# Inducing Vomiting (need some assistance asap).



## Lady Ava (Nov 1, 2012)

So I know that we are not vets but I need some help/advice.

Ava, our 2.5 year old standard, just decided to destuff & desqueak a cloth lobster toy and then swallow it. This was all while I was loading the dishwasher. Approximately 10 minutes after she discovering she ate the toy, we administered 6 teaspoons (one at a time) of brand new 3% hydrogen peroxide. She weights 60.2 lbs as of last Thursday. 

That was 20 minutes ago. At first she showed signs of wanting to vomit but now she is just laying down & moving to a new bed every few minutes. She shows no signs of wanting to vomit now. 

Does it usually take this long to induce vomiting with hydrogen peroxide? Also, can we give her another dose? The Animal Planet website says yes but I wanted some poodle owner feed back.

Thanks in advance everyone. We just spent over $1500 on her in August over three tampons that she decided to have as a midnight snack and I'd prefer not to have to do that again. 

How to Make a Dog Throw Up: Dog Care: Animal Planet


----------



## 2719 (Feb 8, 2011)

according to the poodle owners medical manual,,,,,2 to 3 teaspoons of 3% peroxide (standard poodle dose).

I have induced vomiting in young puppies and the vomiting is instantaneous. I have also induced vomiting in my 42 lb girl and she did not vomit but did what you say Ava is doing. So I did give her another dose. Still not instantaneous...but she did vomit it up (an antler that I had stored with dog food and it got too soft and she broke it into huge chunks and swallowed it)

The pups swallowed stuffed animal parts, eye glass case etc....everything came up no problem.

Let us know how she is.


----------



## Lady Ava (Nov 1, 2012)

Crisis Averted. We proceeded with another 1/2 dose and after about 5 mins - THE LOBSTER MADE A REAPPEARANCE!! Along with most of her dinner but no huge vet bill. Now making her drink lots of water & relax.


----------



## 2719 (Feb 8, 2011)

Yeah Good news.

If anyone is interested I do recommend The Poodle Owners medical manual by Robert M. Brown, DVM. Not the same as a vet, but very informative and good to have on hand.


----------



## Lady Ava (Nov 1, 2012)

TLP - Thank you! I was actually going to ask what you were referencing. As the owner of now two standards, we may need to invest in this. 

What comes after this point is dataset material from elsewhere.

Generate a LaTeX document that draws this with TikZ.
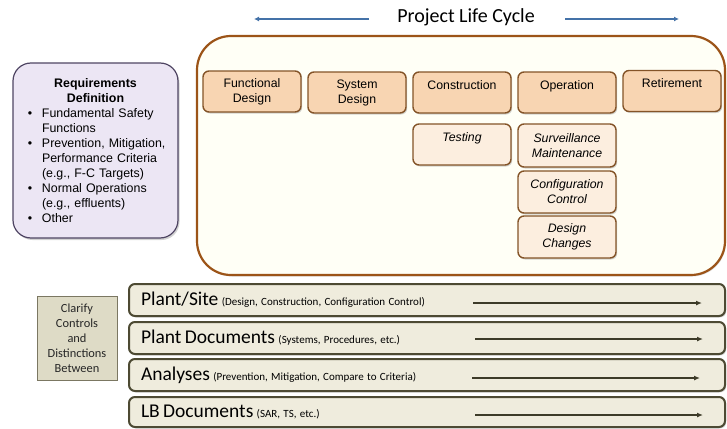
\documentclass[tikz,border=0pt]{standalone}
\usepackage{fontspec}
\setmainfont{Liberation Sans}
\newfontfamily\calibri{Carlito}
\usetikzlibrary{arrows.meta,shadows}
\definecolor{lcborder}{HTML}{9C5418}
\definecolor{lcfill}{HTML}{FFFFF6}
\definecolor{phfill}{HTML}{F8D5B2}
\definecolor{phborder}{HTML}{845428}
\definecolor{subfill}{HTML}{FCEEDF}
\definecolor{reqfill}{HTML}{ECE6F4}
\definecolor{reqborder}{HTML}{4F4563}
\definecolor{barfill}{HTML}{EFECDD}
\definecolor{barborder}{HTML}{4D4A33}
\definecolor{bararrow}{HTML}{3D3B28}
\definecolor{clfill}{HTML}{DEDBC6}
\definecolor{clborder}{HTML}{7B7762}
\definecolor{titlearrow}{HTML}{4472A8}
\newcommand\reqitem[1]{\par\noindent\makebox[15pt][l]{\hspace{1pt}\textbullet}\mbox{#1}}
\newcommand\reqcont[1]{\par\noindent\hspace{15pt}\mbox{#1}}
\tikzset{
  phase/.style={draw=phborder, line width=1.4pt, fill=phfill, rounded corners=6pt,
    minimum width=98pt, minimum height=41pt, inner sep=0pt, align=center,
    font=\fontsize{12.3}{15}\selectfont,
    drop shadow={shadow xshift=1.2pt, shadow yshift=-1.5pt, opacity=0.35}},
  subphase/.style={phase, fill=subfill, font=\fontsize{12.3}{15}\selectfont\itshape},
  bar/.style={draw=barborder, line width=2pt, fill=barfill, rounded corners=6pt,
    minimum width=596pt, inner sep=0pt, text width=572pt, align=left,
    drop shadow={shadow xshift=1.2pt, shadow yshift=-1.5pt, opacity=0.3}},
  bararr/.style={draw=bararrow, line width=2pt, -{Latex[length=6pt,width=5pt]}},
  titlearr/.style={draw=titlearrow, line width=2pt, -{Latex[length=5pt,width=5pt]}}
}
\begin{document}
\begin{tikzpicture}[x=1pt,y=-1pt]
\useasboundingbox (0,0) rectangle (727,428);
% title
\node[font=\calibri\fontsize{20}{24}\selectfont, inner sep=0pt] (title) at (466,17) {Project Life Cycle};
\coordinate (la1) at (369,19); \coordinate (la2) at (254,19);
\coordinate (ra1) at (565,19); \coordinate (ra2) at (679,19);
\draw[titlearr] (la1) -- (la2);
\draw[titlearr] (ra1) -- (ra2);
% life cycle box
\node[draw=lcborder, line width=2.2pt, fill=lcfill, rounded corners=34pt,
  minimum width=528pt, minimum height=239pt, inner sep=0pt,
  drop shadow={shadow xshift=1pt, shadow yshift=-1.5pt, opacity=0.25}] (lc) at (461,155.5) {};
% requirements box
\node[draw=reqborder, line width=1.2pt, fill=reqfill, rounded corners=18pt,
  minimum width=165pt, minimum height=175pt, inner sep=0pt, text width=137pt,
  drop shadow={shadow xshift=1.5pt, shadow yshift=-2pt, opacity=0.35},
  font=\fontsize{12.4}{15}\selectfont] (req) at (95.5,150.5) {%
  {\centering\bfseries Requirements\\Definition\par}%
  \raggedright
  \reqitem{Fundamental Safety}\reqcont{Functions}%
  \reqitem{Prevention, Mitigation,}\reqcont{Performance Criteria}\reqcont{(e.g., F-C Targets)}%
  \reqitem{Normal Operations}\reqcont{(e.g., effluents)}%
  \reqitem{Other}};
% phases
\node[phase] (fd) at (252,91.5) {Functional\\Design};
\node[phase] (sd) at (357,92.5) {System\\Design};
\node[phase] (con) at (462,92.5) {Construction\\\phantom{X}};
\node[phase] (op) at (567,92.5) {Operation\\\phantom{X}};
\node[phase] (ret) at (672,91) {Retirement\\\phantom{X}};
\node[subphase] (test) at (462,144.5) {Testing\\\phantom{X}};
\node[subphase, minimum height=43pt] (surv) at (567,145.5) {Surveillance\\Maintenance};
\node[subphase, minimum height=42pt] (conf) at (567,192) {Configuration\\Control};
\node[subphase, minimum height=42pt] (dc) at (567,237) {Design\\Changes};
% clarify box
\node[draw=clborder, line width=0.8pt, fill=clfill, minimum width=80pt, minimum height=84pt,
  inner sep=0pt, align=center, text=black!85, font=\calibri\fontsize{12.4}{15}\selectfont] (cl) at (77,338)
  {Clarify\\Controls\\and\\Distinctions\\Between};
% bars
\node[bar, minimum height=32pt] (b1) at (427,300) {{\calibri\fontsize{19.5}{22}\selectfont Plant/Site} {\calibri\fontsize{11}{13}\selectfont (Design, Construction, Configuration Control)}};
\node[bar, minimum height=32pt] (b2) at (427,338) {{\calibri\fontsize{19.5}{22}\selectfont Plant Documents} {\calibri\fontsize{11}{13}\selectfont (Systems, Procedures, etc.)}};
\node[bar, minimum height=32pt] (b3) at (427,375) {{\calibri\fontsize{19.5}{22}\selectfont Analyses} {\calibri\fontsize{11}{13}\selectfont (Prevention, Mitigation, Compare to Criteria)}};
\node[bar, minimum height=30pt] (b4) at (427,412) {{\calibri\fontsize{19.5}{22}\selectfont LB Documents} {\calibri\fontsize{11}{13}\selectfont (SAR, TS, etc.)}};
\coordinate (a1s) at (473,303); \coordinate (a1e) at (702,303);
\coordinate (a2s) at (475,339); \coordinate (a2e) at (703,339);
\coordinate (a3s) at (472,378); \coordinate (a3e) at (700,378);
\coordinate (a4s) at (475,415); \coordinate (a4e) at (703,415);
\draw[bararr] (a1s) -- (a1e);
\draw[bararr] (a2s) -- (a2e);
\draw[bararr] (a3s) -- (a3e);
\draw[bararr] (a4s) -- (a4e);
\end{tikzpicture}
\end{document}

And thanks for the support. Ava is our first child and has a fondness for socks, underwear, & feminine hygiene products.


----------



## Chagall's mom (Jan 9, 2010)

Lady Ava said:


> Crisis Averted. We proceeded with another 1/2 dose and after about 5 mins - THE LOBSTER MADE A REAPPEARANCE!! Along with most of her dinner but no huge vet bill. Now making her drink lots of water & relax.


Phew! And my Rx is for you to have a drink too, something stronger than water. Glad things came out okay, literally!


----------



## Lady Ava (Nov 1, 2012)

You read my mind. Glass of wine in hand. 

But at least it distracted me from the constant polling updates.


----------



## schnauzerpoodle (Apr 21, 2010)

Phew~ Good to know Lobster made his way out.


----------



## Lily's-Mom (May 31, 2012)

So glad she vomited up the lobster toy. I just had to induce vomiting for Lily on Sunday and she's 12 lbs and poison control told me to give her 2 tsp of 3% hydrogen peroxide. It only took a few minutes to work. 
I hope Ava is feeling well this morning.
Thanks TLP for the info on that book - going to check into that. That may be a good holiday gift to myself.


----------